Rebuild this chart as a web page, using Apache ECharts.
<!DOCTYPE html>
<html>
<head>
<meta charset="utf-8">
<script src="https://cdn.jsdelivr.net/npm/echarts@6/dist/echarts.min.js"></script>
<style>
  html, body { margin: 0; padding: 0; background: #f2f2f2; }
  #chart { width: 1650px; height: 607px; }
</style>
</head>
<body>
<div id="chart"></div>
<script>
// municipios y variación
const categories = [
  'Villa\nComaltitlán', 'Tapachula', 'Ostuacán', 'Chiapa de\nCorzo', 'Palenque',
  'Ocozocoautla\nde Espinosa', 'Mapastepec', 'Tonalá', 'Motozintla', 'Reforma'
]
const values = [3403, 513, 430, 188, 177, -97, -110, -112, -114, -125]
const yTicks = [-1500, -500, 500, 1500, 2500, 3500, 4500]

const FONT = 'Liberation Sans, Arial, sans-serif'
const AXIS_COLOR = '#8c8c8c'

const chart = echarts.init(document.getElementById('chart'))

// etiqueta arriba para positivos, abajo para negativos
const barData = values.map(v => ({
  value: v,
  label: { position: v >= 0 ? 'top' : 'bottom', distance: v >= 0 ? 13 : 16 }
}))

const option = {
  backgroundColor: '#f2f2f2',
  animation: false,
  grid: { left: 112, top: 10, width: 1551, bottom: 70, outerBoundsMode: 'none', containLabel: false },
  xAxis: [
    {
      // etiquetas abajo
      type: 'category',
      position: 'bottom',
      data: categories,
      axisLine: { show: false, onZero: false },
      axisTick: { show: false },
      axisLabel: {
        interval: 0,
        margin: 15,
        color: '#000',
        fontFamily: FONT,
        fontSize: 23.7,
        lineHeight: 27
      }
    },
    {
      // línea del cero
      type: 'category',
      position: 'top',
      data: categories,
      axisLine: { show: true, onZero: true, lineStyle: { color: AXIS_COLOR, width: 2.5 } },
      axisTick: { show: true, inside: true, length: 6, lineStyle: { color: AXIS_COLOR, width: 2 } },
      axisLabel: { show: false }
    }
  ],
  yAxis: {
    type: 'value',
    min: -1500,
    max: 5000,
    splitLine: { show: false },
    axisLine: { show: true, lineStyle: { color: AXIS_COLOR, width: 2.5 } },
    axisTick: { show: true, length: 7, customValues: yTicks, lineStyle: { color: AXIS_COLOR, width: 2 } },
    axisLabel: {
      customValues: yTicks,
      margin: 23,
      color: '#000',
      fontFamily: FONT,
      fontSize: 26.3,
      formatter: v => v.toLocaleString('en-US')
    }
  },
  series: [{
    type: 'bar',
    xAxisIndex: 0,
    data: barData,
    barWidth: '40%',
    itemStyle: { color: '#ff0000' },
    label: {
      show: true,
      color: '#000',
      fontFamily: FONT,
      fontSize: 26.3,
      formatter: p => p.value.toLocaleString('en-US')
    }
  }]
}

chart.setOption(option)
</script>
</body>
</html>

———

## Given task
Reproduce the data shown above exactly.

## Expected answer
Rebuild this chart as a web page, using Apache ECharts.
<!DOCTYPE html>
<html>
<head>
<meta charset="utf-8">
<script src="https://cdn.jsdelivr.net/npm/echarts@6/dist/echarts.min.js"></script>
<style>
  html, body { margin: 0; padding: 0; background: #f2f2f2; }
  #chart { width: 1650px; height: 607px; }
</style>
</head>
<body>
<div id="chart"></div>
<script>
// municipios y variación
const categories = [
  'Villa\nComaltitlán', 'Tapachula', 'Ostuacán', 'Chiapa de\nCorzo', 'Palenque',
  'Ocozocoautla\nde Espinosa', 'Mapastepec', 'Tonalá', 'Motozintla', 'Reforma'
]
const values = [3403, 513, 430, 188, 177, -97, -110, -112, -114, -125]
const yTicks = [-1500, -500, 500, 1500, 2500, 3500, 4500]

const FONT = 'Liberation Sans, Arial, sans-serif'
const AXIS_COLOR = '#8c8c8c'

const chart = echarts.init(document.getElementById('chart'))

// etiqueta arriba para positivos, abajo para negativos
const barData = values.map(v => ({
  value: v,
  label: { position: v >= 0 ? 'top' : 'bottom', distance: v >= 0 ? 13 : 16 }
}))

const option = {
  backgroundColor: '#f2f2f2',
  animation: false,
  grid: { left: 112, top: 10, width: 1551, bottom: 70, outerBoundsMode: 'none', containLabel: false },
  xAxis: [
    {
      // etiquetas abajo
      type: 'category',
      position: 'bottom',
      data: categories,
      axisLine: { show: false, onZero: false },
      axisTick: { show: false },
      axisLabel: {
        interval: 0,
        margin: 15,
        color: '#000',
        fontFamily: FONT,
        fontSize: 23.7,
        lineHeight: 27
      }
    },
    {
      // línea del cero
      type: 'category',
      position: 'top',
      data: categories,
      axisLine: { show: true, onZero: true, lineStyle: { color: AXIS_COLOR, width: 2.5 } },
      axisTick: { show: true, inside: true, length: 6, lineStyle: { color: AXIS_COLOR, width: 2 } },
      axisLabel: { show: false }
    }
  ],
  yAxis: {
    type: 'value',
    min: -1500,
    max: 5000,
    splitLine: { show: false },
    axisLine: { show: true, lineStyle: { color: AXIS_COLOR, width: 2.5 } },
    axisTick: { show: true, length: 7, customValues: yTicks, lineStyle: { color: AXIS_COLOR, width: 2 } },
    axisLabel: {
      customValues: yTicks,
      margin: 23,
      color: '#000',
      fontFamily: FONT,
      fontSize: 26.3,
      formatter: v => v.toLocaleString('en-US')
    }
  },
  series: [{
    type: 'bar',
    xAxisIndex: 0,
    data: barData,
    barWidth: '40%',
    itemStyle: { color: '#ff0000' },
    label: {
      show: true,
      color: '#000',
      fontFamily: FONT,
      fontSize: 26.3,
      formatter: p => p.value.toLocaleString('en-US')
    }
  }]
}

chart.setOption(option)
</script>
</body>
</html>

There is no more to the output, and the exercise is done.